(DIRECTION):
From the listing below, return each line that includes "matplotlib".

========================

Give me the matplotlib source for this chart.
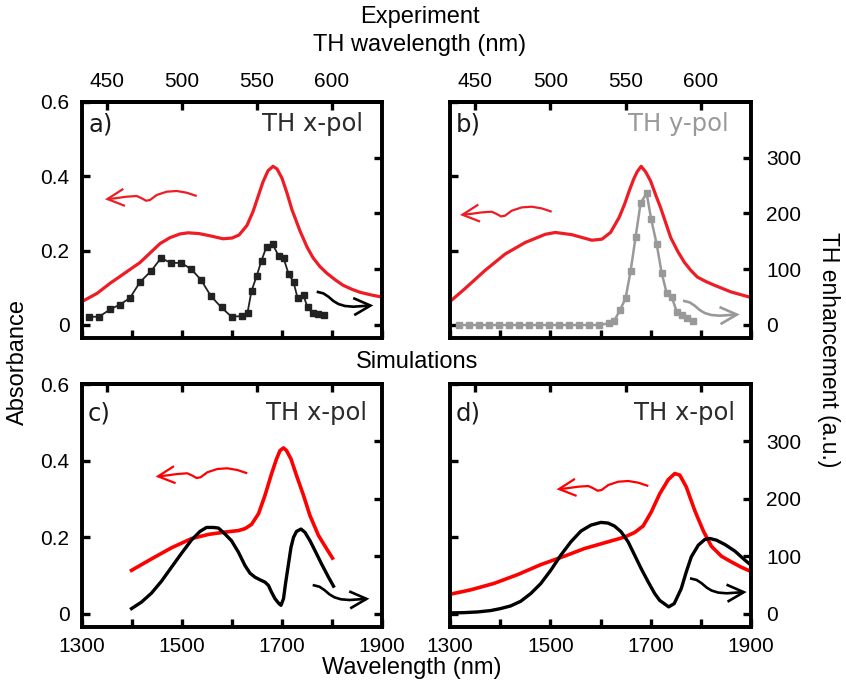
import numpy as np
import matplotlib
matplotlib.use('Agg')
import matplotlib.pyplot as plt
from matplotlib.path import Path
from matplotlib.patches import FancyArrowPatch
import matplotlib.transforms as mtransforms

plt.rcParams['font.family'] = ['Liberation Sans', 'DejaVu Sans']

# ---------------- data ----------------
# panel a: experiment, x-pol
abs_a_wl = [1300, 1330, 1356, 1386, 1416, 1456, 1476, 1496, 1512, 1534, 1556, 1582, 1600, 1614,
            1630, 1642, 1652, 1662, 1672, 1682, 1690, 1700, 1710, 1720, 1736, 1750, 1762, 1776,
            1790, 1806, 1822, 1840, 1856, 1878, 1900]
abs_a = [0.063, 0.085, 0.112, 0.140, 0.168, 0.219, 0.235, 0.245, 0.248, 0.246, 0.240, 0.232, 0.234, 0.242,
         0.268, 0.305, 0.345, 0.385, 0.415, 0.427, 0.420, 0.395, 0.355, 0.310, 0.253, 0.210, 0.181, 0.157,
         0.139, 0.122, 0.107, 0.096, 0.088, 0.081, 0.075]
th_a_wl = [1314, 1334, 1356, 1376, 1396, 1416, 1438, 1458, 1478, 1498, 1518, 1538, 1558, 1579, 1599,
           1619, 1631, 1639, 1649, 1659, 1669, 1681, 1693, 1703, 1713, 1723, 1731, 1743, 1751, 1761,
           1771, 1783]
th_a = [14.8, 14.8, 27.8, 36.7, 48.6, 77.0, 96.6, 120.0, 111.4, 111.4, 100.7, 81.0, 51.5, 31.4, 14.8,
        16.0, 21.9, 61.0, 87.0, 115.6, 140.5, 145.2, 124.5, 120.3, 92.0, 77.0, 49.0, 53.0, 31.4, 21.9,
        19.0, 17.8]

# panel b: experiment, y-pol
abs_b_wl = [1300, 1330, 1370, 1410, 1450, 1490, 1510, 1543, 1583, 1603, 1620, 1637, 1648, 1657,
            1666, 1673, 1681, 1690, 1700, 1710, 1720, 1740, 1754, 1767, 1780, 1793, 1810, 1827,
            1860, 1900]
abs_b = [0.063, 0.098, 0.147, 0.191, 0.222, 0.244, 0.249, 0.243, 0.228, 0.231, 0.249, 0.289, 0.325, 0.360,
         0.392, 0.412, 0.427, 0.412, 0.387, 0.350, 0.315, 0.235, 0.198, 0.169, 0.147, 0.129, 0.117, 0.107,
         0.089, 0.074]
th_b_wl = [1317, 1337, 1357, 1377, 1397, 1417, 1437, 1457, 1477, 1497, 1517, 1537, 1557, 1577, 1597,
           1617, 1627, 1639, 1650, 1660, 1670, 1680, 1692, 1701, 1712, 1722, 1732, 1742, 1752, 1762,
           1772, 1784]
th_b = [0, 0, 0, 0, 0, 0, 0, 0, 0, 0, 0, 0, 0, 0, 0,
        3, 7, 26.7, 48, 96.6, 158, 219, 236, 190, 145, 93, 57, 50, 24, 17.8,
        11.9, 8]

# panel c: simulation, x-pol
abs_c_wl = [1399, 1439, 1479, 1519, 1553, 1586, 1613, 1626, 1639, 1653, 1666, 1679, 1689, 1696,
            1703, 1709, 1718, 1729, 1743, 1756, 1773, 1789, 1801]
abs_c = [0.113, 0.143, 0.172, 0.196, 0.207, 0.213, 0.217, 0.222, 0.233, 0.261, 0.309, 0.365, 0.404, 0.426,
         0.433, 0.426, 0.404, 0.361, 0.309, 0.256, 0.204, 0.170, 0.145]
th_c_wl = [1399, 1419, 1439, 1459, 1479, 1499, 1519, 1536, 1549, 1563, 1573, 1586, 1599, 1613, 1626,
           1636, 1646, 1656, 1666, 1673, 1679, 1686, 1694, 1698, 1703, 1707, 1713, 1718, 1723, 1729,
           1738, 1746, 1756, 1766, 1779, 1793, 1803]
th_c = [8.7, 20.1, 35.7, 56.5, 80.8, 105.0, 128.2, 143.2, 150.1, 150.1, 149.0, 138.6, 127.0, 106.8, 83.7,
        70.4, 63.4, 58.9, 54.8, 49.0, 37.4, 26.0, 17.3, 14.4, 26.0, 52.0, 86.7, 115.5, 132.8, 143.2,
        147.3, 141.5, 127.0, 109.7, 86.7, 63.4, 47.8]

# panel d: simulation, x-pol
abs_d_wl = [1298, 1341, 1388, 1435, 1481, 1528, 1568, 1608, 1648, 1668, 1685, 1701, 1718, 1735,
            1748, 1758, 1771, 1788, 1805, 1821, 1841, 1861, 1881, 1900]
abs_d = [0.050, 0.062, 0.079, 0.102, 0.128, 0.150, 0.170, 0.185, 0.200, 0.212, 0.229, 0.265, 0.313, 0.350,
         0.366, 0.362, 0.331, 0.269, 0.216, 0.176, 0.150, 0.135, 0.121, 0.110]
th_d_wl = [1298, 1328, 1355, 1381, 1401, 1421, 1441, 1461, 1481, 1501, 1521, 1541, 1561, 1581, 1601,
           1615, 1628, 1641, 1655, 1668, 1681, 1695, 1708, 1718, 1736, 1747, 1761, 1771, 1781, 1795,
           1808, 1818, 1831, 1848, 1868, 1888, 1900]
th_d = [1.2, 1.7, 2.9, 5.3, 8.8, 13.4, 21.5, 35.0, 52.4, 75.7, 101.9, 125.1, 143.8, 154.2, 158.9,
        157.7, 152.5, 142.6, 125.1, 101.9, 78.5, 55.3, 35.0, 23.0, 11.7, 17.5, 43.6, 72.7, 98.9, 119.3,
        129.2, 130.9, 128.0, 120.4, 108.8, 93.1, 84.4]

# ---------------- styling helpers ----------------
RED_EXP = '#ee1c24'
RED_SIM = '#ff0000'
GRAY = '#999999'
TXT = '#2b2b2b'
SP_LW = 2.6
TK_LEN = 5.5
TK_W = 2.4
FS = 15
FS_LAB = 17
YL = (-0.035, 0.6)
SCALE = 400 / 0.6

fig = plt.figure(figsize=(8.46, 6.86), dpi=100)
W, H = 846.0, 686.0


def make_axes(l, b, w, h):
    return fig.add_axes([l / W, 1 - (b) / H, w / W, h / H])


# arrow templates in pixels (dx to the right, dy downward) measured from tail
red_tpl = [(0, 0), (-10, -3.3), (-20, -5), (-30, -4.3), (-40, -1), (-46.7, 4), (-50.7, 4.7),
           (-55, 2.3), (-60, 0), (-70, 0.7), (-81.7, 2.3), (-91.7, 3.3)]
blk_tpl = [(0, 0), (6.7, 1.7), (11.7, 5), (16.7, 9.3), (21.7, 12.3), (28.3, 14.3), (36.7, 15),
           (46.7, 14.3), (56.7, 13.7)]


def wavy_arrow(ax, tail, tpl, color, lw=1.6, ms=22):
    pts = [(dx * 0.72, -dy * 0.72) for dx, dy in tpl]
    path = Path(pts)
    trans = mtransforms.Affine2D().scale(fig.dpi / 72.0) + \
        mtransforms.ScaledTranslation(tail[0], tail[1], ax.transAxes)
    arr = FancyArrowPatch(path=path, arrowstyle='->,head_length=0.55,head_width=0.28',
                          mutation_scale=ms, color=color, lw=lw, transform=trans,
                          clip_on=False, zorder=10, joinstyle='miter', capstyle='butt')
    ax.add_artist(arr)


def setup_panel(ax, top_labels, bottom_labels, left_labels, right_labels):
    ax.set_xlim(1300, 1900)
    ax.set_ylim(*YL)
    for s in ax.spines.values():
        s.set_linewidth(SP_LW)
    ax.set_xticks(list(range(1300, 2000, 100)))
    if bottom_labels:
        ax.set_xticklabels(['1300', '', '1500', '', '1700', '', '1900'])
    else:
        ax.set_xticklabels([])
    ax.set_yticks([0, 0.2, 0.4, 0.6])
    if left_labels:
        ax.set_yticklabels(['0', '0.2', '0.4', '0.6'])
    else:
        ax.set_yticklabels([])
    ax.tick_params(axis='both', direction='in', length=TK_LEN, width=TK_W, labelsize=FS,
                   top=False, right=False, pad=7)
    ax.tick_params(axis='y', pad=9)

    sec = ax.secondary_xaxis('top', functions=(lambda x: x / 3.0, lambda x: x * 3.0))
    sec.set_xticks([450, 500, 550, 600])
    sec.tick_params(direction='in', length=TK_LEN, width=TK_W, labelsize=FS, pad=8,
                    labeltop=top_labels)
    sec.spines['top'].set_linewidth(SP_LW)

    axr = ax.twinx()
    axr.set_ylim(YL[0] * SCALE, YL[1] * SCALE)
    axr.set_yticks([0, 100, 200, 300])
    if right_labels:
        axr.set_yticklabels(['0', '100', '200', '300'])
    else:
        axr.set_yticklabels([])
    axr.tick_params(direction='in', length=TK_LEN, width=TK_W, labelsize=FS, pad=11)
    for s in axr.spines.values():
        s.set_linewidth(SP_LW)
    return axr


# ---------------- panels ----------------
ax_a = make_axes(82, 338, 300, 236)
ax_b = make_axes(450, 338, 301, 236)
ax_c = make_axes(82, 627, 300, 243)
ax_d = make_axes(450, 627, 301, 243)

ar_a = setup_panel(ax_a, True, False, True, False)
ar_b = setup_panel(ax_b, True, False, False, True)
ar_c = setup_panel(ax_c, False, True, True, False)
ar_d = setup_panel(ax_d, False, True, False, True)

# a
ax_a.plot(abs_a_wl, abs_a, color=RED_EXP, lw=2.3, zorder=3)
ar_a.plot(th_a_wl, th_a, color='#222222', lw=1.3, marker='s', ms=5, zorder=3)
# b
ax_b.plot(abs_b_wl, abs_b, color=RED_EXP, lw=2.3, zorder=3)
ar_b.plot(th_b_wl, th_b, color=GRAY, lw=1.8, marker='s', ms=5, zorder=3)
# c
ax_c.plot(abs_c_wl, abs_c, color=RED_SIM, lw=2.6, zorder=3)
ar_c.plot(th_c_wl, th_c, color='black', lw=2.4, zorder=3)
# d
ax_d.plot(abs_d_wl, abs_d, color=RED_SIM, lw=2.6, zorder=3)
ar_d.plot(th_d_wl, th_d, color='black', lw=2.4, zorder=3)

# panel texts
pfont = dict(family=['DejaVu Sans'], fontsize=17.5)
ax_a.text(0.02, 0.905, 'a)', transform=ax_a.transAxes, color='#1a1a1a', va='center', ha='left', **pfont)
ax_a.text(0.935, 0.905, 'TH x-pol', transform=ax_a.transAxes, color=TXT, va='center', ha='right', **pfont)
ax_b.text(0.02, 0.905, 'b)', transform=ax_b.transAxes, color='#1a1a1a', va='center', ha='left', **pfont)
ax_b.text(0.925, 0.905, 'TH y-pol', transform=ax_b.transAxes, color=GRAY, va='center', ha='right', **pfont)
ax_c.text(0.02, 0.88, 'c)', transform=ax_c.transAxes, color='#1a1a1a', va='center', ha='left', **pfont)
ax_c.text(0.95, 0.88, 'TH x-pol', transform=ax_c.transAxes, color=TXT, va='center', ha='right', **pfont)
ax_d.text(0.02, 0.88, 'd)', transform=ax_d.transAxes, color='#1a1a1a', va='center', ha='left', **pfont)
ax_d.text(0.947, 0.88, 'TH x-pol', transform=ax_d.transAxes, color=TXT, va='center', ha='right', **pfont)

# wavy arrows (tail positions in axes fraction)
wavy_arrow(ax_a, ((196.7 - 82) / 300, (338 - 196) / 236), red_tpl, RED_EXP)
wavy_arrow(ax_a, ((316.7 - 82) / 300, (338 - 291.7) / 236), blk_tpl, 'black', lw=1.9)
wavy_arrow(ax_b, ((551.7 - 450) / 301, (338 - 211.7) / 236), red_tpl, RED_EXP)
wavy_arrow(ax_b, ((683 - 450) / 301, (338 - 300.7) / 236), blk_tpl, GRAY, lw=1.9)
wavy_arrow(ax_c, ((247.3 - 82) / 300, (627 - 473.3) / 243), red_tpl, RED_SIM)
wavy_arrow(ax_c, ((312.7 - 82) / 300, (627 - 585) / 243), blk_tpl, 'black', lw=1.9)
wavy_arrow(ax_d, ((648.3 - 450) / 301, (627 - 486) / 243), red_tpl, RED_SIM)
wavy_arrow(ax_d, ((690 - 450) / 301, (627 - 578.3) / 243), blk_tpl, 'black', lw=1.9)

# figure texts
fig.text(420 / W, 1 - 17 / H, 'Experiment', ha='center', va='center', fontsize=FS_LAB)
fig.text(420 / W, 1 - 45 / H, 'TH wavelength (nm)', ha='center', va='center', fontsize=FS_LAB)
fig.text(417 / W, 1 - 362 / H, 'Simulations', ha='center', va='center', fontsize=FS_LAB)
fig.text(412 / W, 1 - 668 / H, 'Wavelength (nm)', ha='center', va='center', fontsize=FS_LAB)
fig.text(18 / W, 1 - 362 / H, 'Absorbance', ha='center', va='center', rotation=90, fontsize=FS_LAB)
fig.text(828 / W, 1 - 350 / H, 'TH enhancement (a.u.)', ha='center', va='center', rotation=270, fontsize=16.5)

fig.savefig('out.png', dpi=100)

========================

(WRITTEN REPLY):
Give me the matplotlib source for this chart.
import matplotlib
matplotlib.use('Agg')
import matplotlib.pyplot as plt
from matplotlib.path import Path
from matplotlib.patches import FancyArrowPatch
import matplotlib.transforms as mtransforms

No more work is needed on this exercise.